DATA SHOWN
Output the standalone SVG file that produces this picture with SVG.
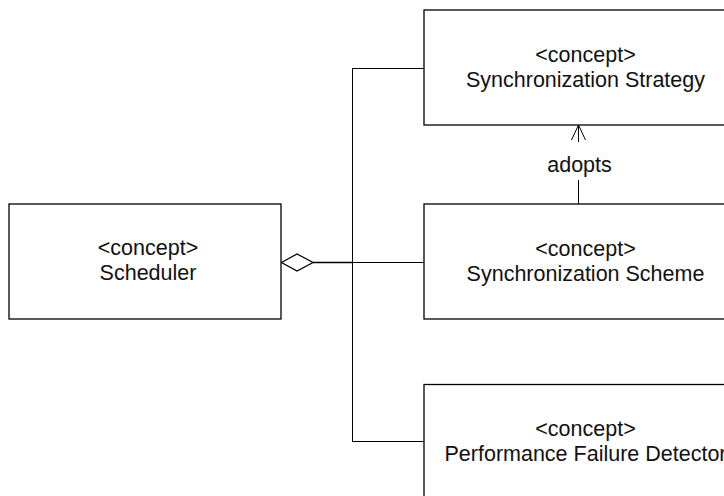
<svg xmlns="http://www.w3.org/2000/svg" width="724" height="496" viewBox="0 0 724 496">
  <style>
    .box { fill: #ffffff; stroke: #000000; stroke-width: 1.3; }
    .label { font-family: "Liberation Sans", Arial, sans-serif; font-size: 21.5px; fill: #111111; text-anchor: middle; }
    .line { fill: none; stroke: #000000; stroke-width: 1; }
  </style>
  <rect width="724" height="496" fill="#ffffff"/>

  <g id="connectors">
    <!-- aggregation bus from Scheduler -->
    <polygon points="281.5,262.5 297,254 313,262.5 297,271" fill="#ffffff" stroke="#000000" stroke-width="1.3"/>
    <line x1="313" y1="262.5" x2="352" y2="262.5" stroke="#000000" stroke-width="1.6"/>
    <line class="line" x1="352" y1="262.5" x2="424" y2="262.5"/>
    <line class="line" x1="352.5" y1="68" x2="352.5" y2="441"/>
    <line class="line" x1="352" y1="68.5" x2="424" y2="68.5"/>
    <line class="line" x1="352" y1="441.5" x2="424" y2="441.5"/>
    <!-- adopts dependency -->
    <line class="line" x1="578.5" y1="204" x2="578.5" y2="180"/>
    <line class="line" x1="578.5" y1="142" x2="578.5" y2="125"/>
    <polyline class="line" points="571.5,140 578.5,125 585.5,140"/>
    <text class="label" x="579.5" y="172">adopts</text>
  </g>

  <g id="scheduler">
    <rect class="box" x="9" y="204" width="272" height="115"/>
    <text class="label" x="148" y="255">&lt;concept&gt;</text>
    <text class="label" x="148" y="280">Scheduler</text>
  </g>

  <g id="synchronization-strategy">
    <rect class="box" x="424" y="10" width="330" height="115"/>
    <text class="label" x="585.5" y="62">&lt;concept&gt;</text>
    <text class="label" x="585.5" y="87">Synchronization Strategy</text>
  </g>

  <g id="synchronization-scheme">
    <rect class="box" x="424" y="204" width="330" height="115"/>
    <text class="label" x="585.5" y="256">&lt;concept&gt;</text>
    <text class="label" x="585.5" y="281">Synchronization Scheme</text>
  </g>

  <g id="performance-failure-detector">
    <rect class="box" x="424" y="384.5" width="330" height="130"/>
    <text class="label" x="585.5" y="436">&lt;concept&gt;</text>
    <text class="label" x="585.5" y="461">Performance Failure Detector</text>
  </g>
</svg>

AIM
Word for word, quote the lines above. Omit the pictures.

THE OUTPUT
Output the standalone SVG file that produces this picture with SVG.
<svg xmlns="http://www.w3.org/2000/svg" width="724" height="496" viewBox="0 0 724 496">
  <style>
    .box { fill: #ffffff; stroke: #000000; stroke-width: 1.3; }
    .label { font-family: "Liberation Sans", Arial, sans-serif; font-size: 21.5px; fill: #111111; text-anchor: middle; }
    .line { fill: none; stroke: #000000; stroke-width: 1; }
  </style>
  <rect width="724" height="496" fill="#ffffff"/>

  <g id="connectors">
    <!-- aggregation bus from Scheduler -->
    <polygon points="281.5,262.5 297,254 313,262.5 297,271" fill="#ffffff" stroke="#000000" stroke-width="1.3"/>
    <line x1="313" y1="262.5" x2="352" y2="262.5" stroke="#000000" stroke-width="1.6"/>
    <line class="line" x1="352" y1="262.5" x2="424" y2="262.5"/>
    <line class="line" x1="352.5" y1="68" x2="352.5" y2="441"/>
    <line class="line" x1="352" y1="68.5" x2="424" y2="68.5"/>
    <line class="line" x1="352" y1="441.5" x2="424" y2="441.5"/>
    <!-- adopts dependency -->
    <line class="line" x1="578.5" y1="204" x2="578.5" y2="180"/>
    <line class="line" x1="578.5" y1="142" x2="578.5" y2="125"/>
    <polyline class="line" points="571.5,140 578.5,125 585.5,140"/>
    <text class="label" x="579.5" y="172">adopts</text>
  </g>

  <g id="scheduler">
    <rect class="box" x="9" y="204" width="272" height="115"/>
    <text class="label" x="148" y="255">&lt;concept&gt;</text>
    <text class="label" x="148" y="280">Scheduler</text>
  </g>

  <g id="synchronization-strategy">
    <rect class="box" x="424" y="10" width="330" height="115"/>
    <text class="label" x="585.5" y="62">&lt;concept&gt;</text>
    <text class="label" x="585.5" y="87">Synchronization Strategy</text>
  </g>

  <g id="synchronization-scheme">
    <rect class="box" x="424" y="204" width="330" height="115"/>
    <text class="label" x="585.5" y="256">&lt;concept&gt;</text>
    <text class="label" x="585.5" y="281">Synchronization Scheme</text>
  </g>

  <g id="performance-failure-detector">
    <rect class="box" x="424" y="384.5" width="330" height="130"/>
    <text class="label" x="585.5" y="436">&lt;concept&gt;</text>
    <text class="label" x="585.5" y="461">Performance Failure Detector</text>
  </g>
</svg>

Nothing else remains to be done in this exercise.